* BEGIN RECORDED INFORMATION *

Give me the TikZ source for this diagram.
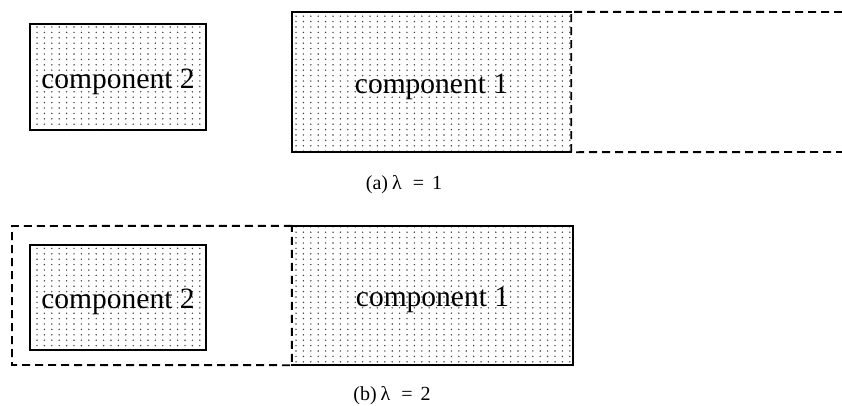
\documentclass[tikz,border=0pt]{standalone}
\usepackage{fontspec}
\setmainfont{Liberation Serif}
\usetikzlibrary{patterns}
\pgfdeclarepatternformonly{dotgrid}{\pgfpoint{-1pt}{-1pt}}{\pgfpoint{1pt}{1pt}}{\pgfpoint{7.4pt}{5.4pt}}{\pgfpathcircle{\pgfpointorigin}{0.8pt}\pgfusepath{fill}}
\tikzset{
  comp/.style={rectangle, draw=none, pattern=dotgrid, pattern color=black!75, inner sep=0pt,
    font=\fontsize{29.5}{31}\selectfont, text height=25pt, text depth=3pt},
  solidedge/.style={line width=2.3pt, line cap=rect},
  dashedge/.style={line width=1.9pt, dash pattern=on 8pt off 5pt},
  captionstyle/.style={font=\fontsize{20}{22}\selectfont, anchor=base, inner sep=0pt}
}
\begin{document}
\begin{tikzpicture}[x=1pt,y=-1pt]
\useasboundingbox (0,0) rectangle (842,405);
% ---------- (a) ----------
\node[comp, minimum width=176pt, minimum height=106pt] (c2a) at (118,77) {component 2};
\draw[solidedge] (c2a.north west) rectangle (c2a.south east);
\node[comp, minimum width=279pt, minimum height=140pt] (c1a) at (431.5,82) {component 1};
\coordinate (ea1) at (842,12);
\coordinate (ea2) at (842,152);
\draw[dashedge] (ea1) -- (c1a.north east) -- (c1a.south east) -- (ea2);
\draw[solidedge] (c1a.north east) -- (c1a.north west) -- (c1a.south west) -- (c1a.south east);
\node[captionstyle] (capa) at (404,189) {(a)\hspace{4pt}λ\hspace{11pt}=\hspace{8pt}1};
% ---------- (b) ----------
\node[comp, minimum width=176pt, minimum height=105pt] (c2b) at (118,297.5) {component 2};
\draw[solidedge] (c2b.north west) rectangle (c2b.south east);
\node[comp, minimum width=281pt, minimum height=139pt] (c1b) at (432.5,295.5) {component 1};
\coordinate (eb1) at (12,226);
\coordinate (eb2) at (12,365);
\draw[dashedge] (c1b.north west) -- (eb1) -- (eb2) -- (c1b.south west) -- cycle;
\draw[solidedge] (c1b.north west) -- (c1b.north east) -- (c1b.south east) -- (c1b.south west);
\node[captionstyle] (capb) at (392,400) {(b)\hspace{4pt}λ\hspace{11pt}=\hspace{8pt}2};
\end{tikzpicture}
\end{document}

* END RECORDED INFORMATION *

» WORK TO DO
Restate the entire listing word for word, excluding pictures.

» RESULT OF THE EXERCISE
Give me the TikZ source for this diagram.
\documentclass[tikz,border=0pt]{standalone}
\usepackage{fontspec}
\setmainfont{Liberation Serif}
\usetikzlibrary{patterns}
\pgfdeclarepatternformonly{dotgrid}{\pgfpoint{-1pt}{-1pt}}{\pgfpoint{1pt}{1pt}}{\pgfpoint{7.4pt}{5.4pt}}{\pgfpathcircle{\pgfpointorigin}{0.8pt}\pgfusepath{fill}}
\tikzset{
  comp/.style={rectangle, draw=none, pattern=dotgrid, pattern color=black!75, inner sep=0pt,
    font=\fontsize{29.5}{31}\selectfont, text height=25pt, text depth=3pt},
  solidedge/.style={line width=2.3pt, line cap=rect},
  dashedge/.style={line width=1.9pt, dash pattern=on 8pt off 5pt},
  captionstyle/.style={font=\fontsize{20}{22}\selectfont, anchor=base, inner sep=0pt}
}
\begin{document}
\begin{tikzpicture}[x=1pt,y=-1pt]
\useasboundingbox (0,0) rectangle (842,405);
% ---------- (a) ----------
\node[comp, minimum width=176pt, minimum height=106pt] (c2a) at (118,77) {component 2};
\draw[solidedge] (c2a.north west) rectangle (c2a.south east);
\node[comp, minimum width=279pt, minimum height=140pt] (c1a) at (431.5,82) {component 1};
\coordinate (ea1) at (842,12);
\coordinate (ea2) at (842,152);
\draw[dashedge] (ea1) -- (c1a.north east) -- (c1a.south east) -- (ea2);
\draw[solidedge] (c1a.north east) -- (c1a.north west) -- (c1a.south west) -- (c1a.south east);
\node[captionstyle] (capa) at (404,189) {(a)\hspace{4pt}λ\hspace{11pt}=\hspace{8pt}1};
% ---------- (b) ----------
\node[comp, minimum width=176pt, minimum height=105pt] (c2b) at (118,297.5) {component 2};
\draw[solidedge] (c2b.north west) rectangle (c2b.south east);
\node[comp, minimum width=281pt, minimum height=139pt] (c1b) at (432.5,295.5) {component 1};
\coordinate (eb1) at (12,226);
\coordinate (eb2) at (12,365);
\draw[dashedge] (c1b.north west) -- (eb1) -- (eb2) -- (c1b.south west) -- cycle;
\draw[solidedge] (c1b.north west) -- (c1b.north east) -- (c1b.south east) -- (c1b.south west);
\node[captionstyle] (capb) at (392,400) {(b)\hspace{4pt}λ\hspace{11pt}=\hspace{8pt}2};
\end{tikzpicture}
\end{document}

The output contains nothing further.